Conforme o agrônomo e consultor agrícola Haroldo Pradella, na região de Dourados, em função da estiagem, a soja está ficando madura 20 dias antes da época adequada.
— Uma lavoura que tinha potencial para 60 ou 70 sacas por hectare, hoje vai produzir em torno de 30 ou 35. Prejuízo por volta de 50% — afirmou.
Para ajudar o setor produtivo a recompor as perdas em função da seca, o governador do Estado, Reinaldo Azambuja (PSDB) decretou estado de emergência nos 79 municípios. Em vigor por 60 dias, o decreto permite ao agricultor acionar o seguro, ampliar o prazo de pagamento das dívidas junto às instituições bancárias e obter ajuda estadual e federal. Conforme a Associação dos Produtores de Soja e Milho (Aprosoja/MS), 26% das lavouras, equivalentes a 970 mil hectares, estão em estado ruim.

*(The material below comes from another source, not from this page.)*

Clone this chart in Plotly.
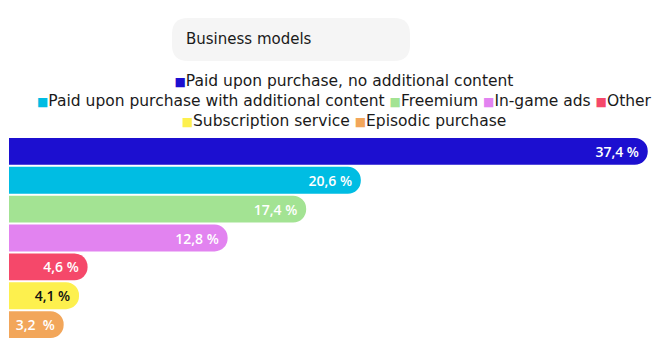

A estimativa de produtividade das lavouras de soja foi revista de 56,38 sacas por hectare para 53,69 hectares. A previsão representa retração de 14,56% em relação à safra prevista, o que equivale a 1,04 milhão de toneladas - prejuízo de R$ 1,6 bilhão. O impacto foi maior nas regiões sul, sul-fronteira, sudoeste e sudeste, segundo o presidente da Aprosoja/MS, André Dobashi.
O secretário de Meio Ambiente e Agricultura do Estado, Jaime Verruck, disse que a estiagem teve relação direta com os números da safra, já que os índices de chuva estão muito abaixo da média.
— A nossa estimativa era chegar a 12,77 milhões de toneladas, mas ao longo da safra tivemos o problema da crise hídrica muito forte em dezembro, principalmente na região de fronteira, entre Dourados e Ponta Porã, onde ficam as áreas mais afetadas. Com isso, devemos ficar com produção em torno de 12,16 milhões de toneladas — calcula.
Segundo ele, muitas vezes dentro do mesmo município há áreas que tiveram chuvas, enquanto outras sofreram com a seca.
— Hoje, já temos ao menos mil pedidos de seguro agrícola — disse. No sul do Estado, quem plantou a soja um pouco mais tarde, ainda pegou as chuvas que caíram nos últimos dias em condições de ajudar a lavoura. — Plantei em novembro e a soja reagiu bem às chuvas desta semana. Vi que as plantas estão carregadas de vagens e estou apostando que a produção vai ser boa", disse a agricultora Erica Vilhalba dos Santos, secretária do Sindicato Rural de Antônio João, na fronteira com o Paraguai.
Outros Estados
No Paraná, a quebra na safra em função da estiagem chega a 40%, com um prejuízo estimado em R$ 22,5 bilhões, segundo o Departamento de Economia Rural (Deral) da Secretaria da Agricultura. As lavouras mais afetadas são a soja e o milho. Conforme o órgão, o relatório de 23 de dezembro indicava quebra de 12% na safra da soja, mas um levantamento extra, realizado na primeira semana de janeiro, mostrou que o porcentual de quebra subiu para 37,8%. No milho, a perda que era de 13% se acentuou, chegando a 42%.
A safra paranaense de soja, estimada inicialmente em 21 milhões de toneladas, havia caído para 18,4 milhões em dezembro e, no levantamento de janeiro, a produção prevista é de apenas 13 milhões. São 8 milhões de toneladas a menos que serão colhidas, o que resulta num prejuízo financeiro de cerca de R$ 20 bilhões. No milho, o prejuízo deve chegar a R$ 2,5 bilhões. Assim como outras lavouras e pomares, a produção de leite também foi afetada.
Em Santa Catarina, as perdas com a frustração das safras devido à estiagem já chegam a R$ 1,5 bilhão, segundo a Secretaria da Agricultura do Estado. A quebra maior aconteceu nas lavouras de milho do oeste catarinense, principal celeiro agrícola do Estado. A possível falta do grão afeta de forma direta as cadeias produtivas de carne, principalmente o frango, e de leite. O baixo volume de chuvas atinge também as regiões do meio oeste e extremo oeste catarinense.
Para uma média esperada de 150 milímetros, desde o início de janeiro, foram registrados apenas 46 mm de chuva. Nove estações hidrológicas estão em situação de emergência, incluindo as bacias do Rio Chapecó e Rio das Antas. Nesta quinta-feira (13), a ministra Tereza Cristina está na região, em Chapecó, onde se reunirá com o governador Carlos Moisés (sem partido) para discutir a situação da estiagem no território catarinense.